In questo senso si rivela fondamentale la partnership con Twitter, annunciata ieri durante la giornata conclusiva dell’Ibm Insight 2014. Una partnership grazie alla quale il patrimonio di informazioni presenti nella piattaforma di microblogging vengono integrati con i servizi di analytics cloud based di Big Blue. Non solo: gli staff di Ginni Rometty e Dick Costolo lavoreranno gomito a gomito per sviluppare app dedicate, a partire dall’utilizzo dei dati di Twitter per mappare sentiment e comportamento del mercato attraverso le soluzioni Ibm ExperienceOne. La collaborazione dovrebbe poi portare alla creazione di servizi di consulenza specifici per industry (dal bancario al largo consumo passando per il travel e il retail). Si tratta di una grande occasione per entrambe le società, ugualmente bisognose di trovare un nuovo posizionamento e soprattutto nuove fonti di revenue in un mercato sempre più all’insegna degli OTT: la focalizzazione sul mondo del business e la specializzazione su servizi ad alto valore aggiunto potrebbe rivelarsi la carta vincente. Ma l’operazione testimonia soprattutto la grande volontà di rinnovamento che permea l’amministrazione Rometty.

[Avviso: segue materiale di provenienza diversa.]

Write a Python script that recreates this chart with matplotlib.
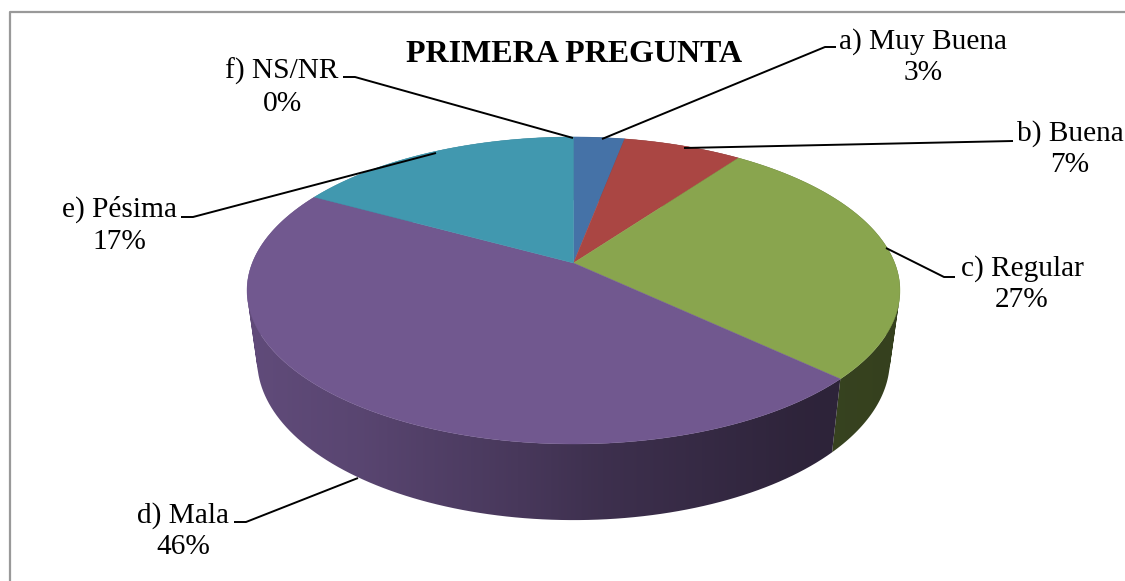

Non bisogna però nemmeno dimenticare il passato, e i settori tradizionali su cui Watson si è letteralmente fatto le ossa rischiano di diventare strategici nel breve termine: l’ambito sanitario, in particolare le discipline oncologiche, e quello della ricerca accademica costituiscono interessanti potenzialità di crescita in un contesto dove molti altri stanno ancora muovendo i primi passi. L’ultima frontiera? L’Internet delle cose. Ma dall’automotive alla sicurezza sul posto di lavoro passando per le protesi intelligenti, parliamo di applicazioni – benché potenzialmente già sfruttabili – rispetto alle quali i verbi vanno ancora declinati al futuro.